Giulio Cavalli è un uomo che crede fermamente nel suo lavoro, culturale e adesso anche politico. Due aspetti che si incrociano, che si mischiano virtuosamente nelle azioni, nelle proposte, nell’impegno volto ad un cambiamento vero, ad una svolta di legalità in un territorio in cui, come denuncia da lungo tempo nei suoi spettacoli, politica e crimine organizzato si spartiscono gli affari e il potere, facendo leva sul silenzio, sull’omertà, sull’ottuso rifiuto di una parte del popolo lombardo dell’idea che mafia, ‘ndrangheta e camorra non siano una questione meridionale, “roba da terroni” per dirla interpretando lo snobismo pericoloso che domina intere fette della società settentrionale.

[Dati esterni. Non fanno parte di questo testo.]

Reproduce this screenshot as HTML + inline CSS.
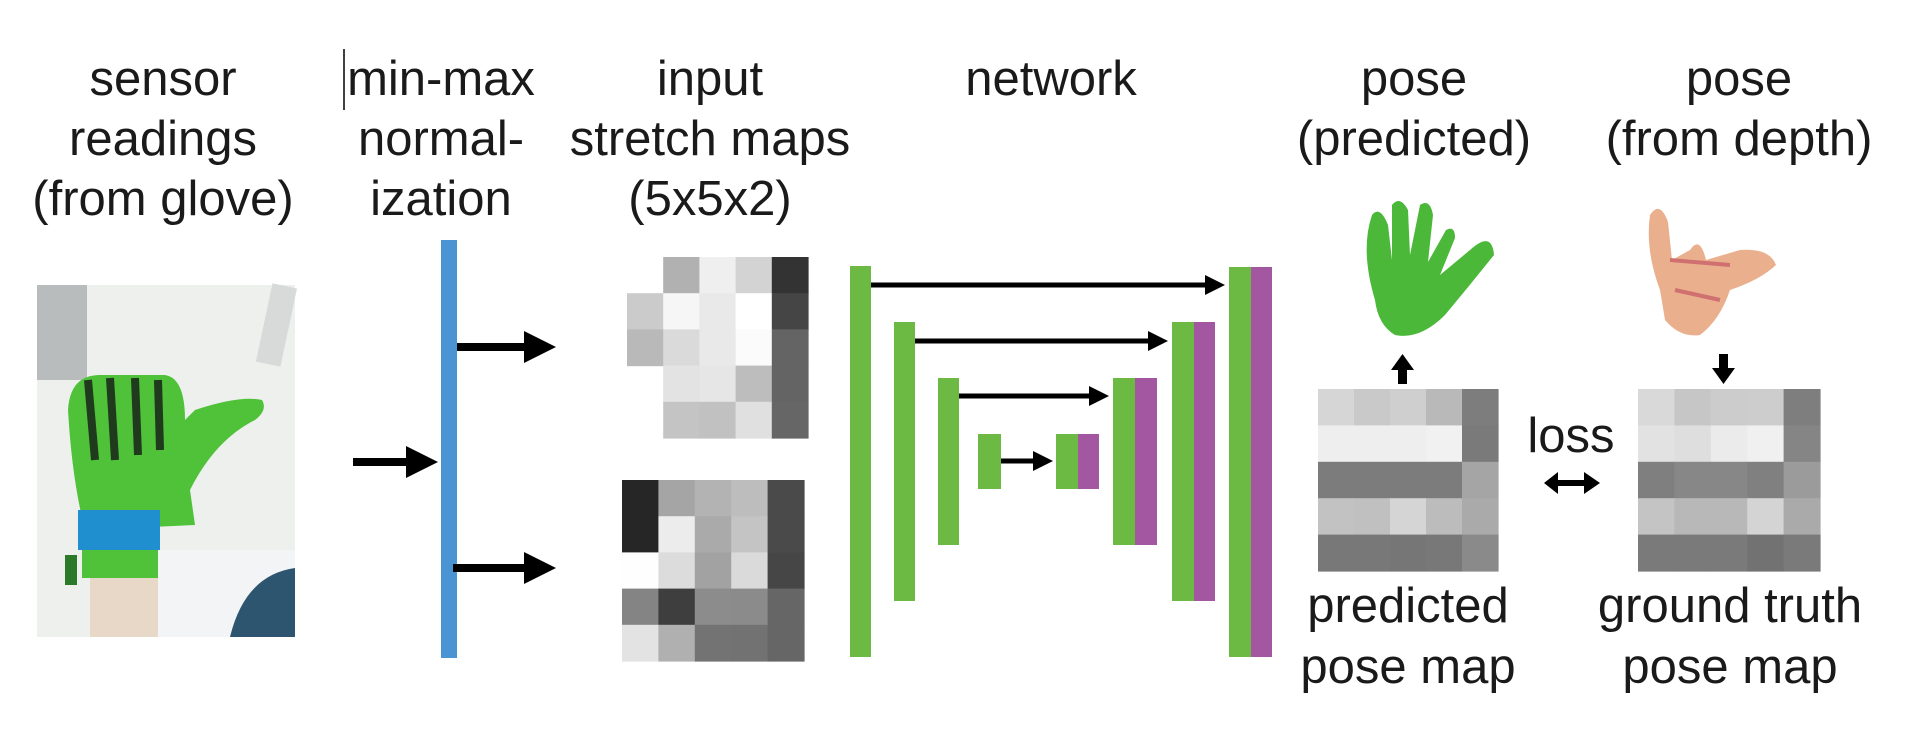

L’oppressione criminale, le infiltrazioni mafiose nel tessuto economico e politico anche del Nord Italia sono una questione nazionale che la politica per prima dovrebbe affrontare, cominciando a dare il buon esempio. Giulio, che attualmente è consigliere regionale in Lombardia, ha scelto di trasportare la sua vocazione per la verità e la giustizia, che caratterizzano il suo teatro, dentro le istituzioni, ossia laddove si assumono le decisioni che ne decretano il trionfo o la sconfitta. Un impegno appassionato che non gli impedisce di continuare la sua attività teatrale.

Non si ferma, continua a lottare, a fare il suo lavoro, rifiutando etichette e paragoni, consapevole che ciò non serva perché produce isolamento. Due settimane fa, Giulio ci ha gentilmente concesso la pubblicazione di una sua riflessione (“Io mi difendo, ma chi difende i miei figli?”), legata ad un fatto accaduto durante l’incontro con i ragazzi di una scuola di Lodi. Durante quell’incontro, uno studente ha pronunciato una frase che ha scosso il giovane autore e regista teatrale: “Cavalli se ne deve andare da Lodi. Ci ha messo tutti in pericolo”. Adesso concede al nostro settimanale una breve intervista, rispondendo alle nostre domande in uno dei rari momenti di tregua dai suoi mille impegni.

Quale sentimento prevale in te nel sentire quelle frasi pronunciate da un giovane in una scuola della tua città?
Paura. Paura di non uscire da un tunnel che mi hanno cucito addosso. Ma per fortuna conosco anche persone che scaldano la speranza di un Paese migliore.

Il nord, a tuo avviso, ha preso coscienza della presenza capillare e massiccia delle mafie nel suo tessuto economico e sociale o continua a negare e far finta di niente?
C’è in atto una spaccatura sociale: da una parte c’è chi conosce, studia e ha dubbi e, dall’altra parte, chi miseramente e ostinatamente continua a negare. È un passo in avanti, sicuramente. L’importante è chiarire che in mezzo non ci si può più stare.

La gestione degli appalti, a Milano come in Lombardia, è sufficientemente garantita da meccanismi e norme adeguate a scoraggiare le infiltrazioni criminali? È pensabile attuare anche qui il “modello Gela” di Rosario Crocetta?
Certo che sì, ma manca la volontà. È inutile negarlo: le convergenze tra ‘ndrangheta e politica foraggiano alcuni dei nostri rappresentanti. Credo che la sfida vera sia raccontarlo e far vincere la legalità nell’imprenditoria e nella politica.

Molti ti considerano l’erede di Peppino Impastato. Come vivi questo paragone?
Amo, ho studiato e continuo a studiare il lavoro (che, non dimentichiamolo, è soprattutto politico) di Peppino, ma non credo nell’utilità dei paragoni. Preferisco essere Giulio Cavalli e possibilmente ordinario. Leale, appuntito, ma ordinario. Il nostro lavoro e il raggiungimento dei nostri obbiettivi ha bisogno del lavoro ordinario di tutti, non dell’esibizione straordinaria di pochi.

Qual è il tuo rapporto con la paura?
Molto privato e molto combattuto. La vera paura è il ritrovarsi solo.

Sei un uomo di teatro e di cultura, ma sei anche un uomo attivamente impegnato in politica: come giudichi l’attuale situazione italiana?
Prendo in prestito una frase di Rosellina Archinto: non sempre la politica si rende conto del valore, anche sociale, della cultura. E così vengono a mancare i buoni esempi.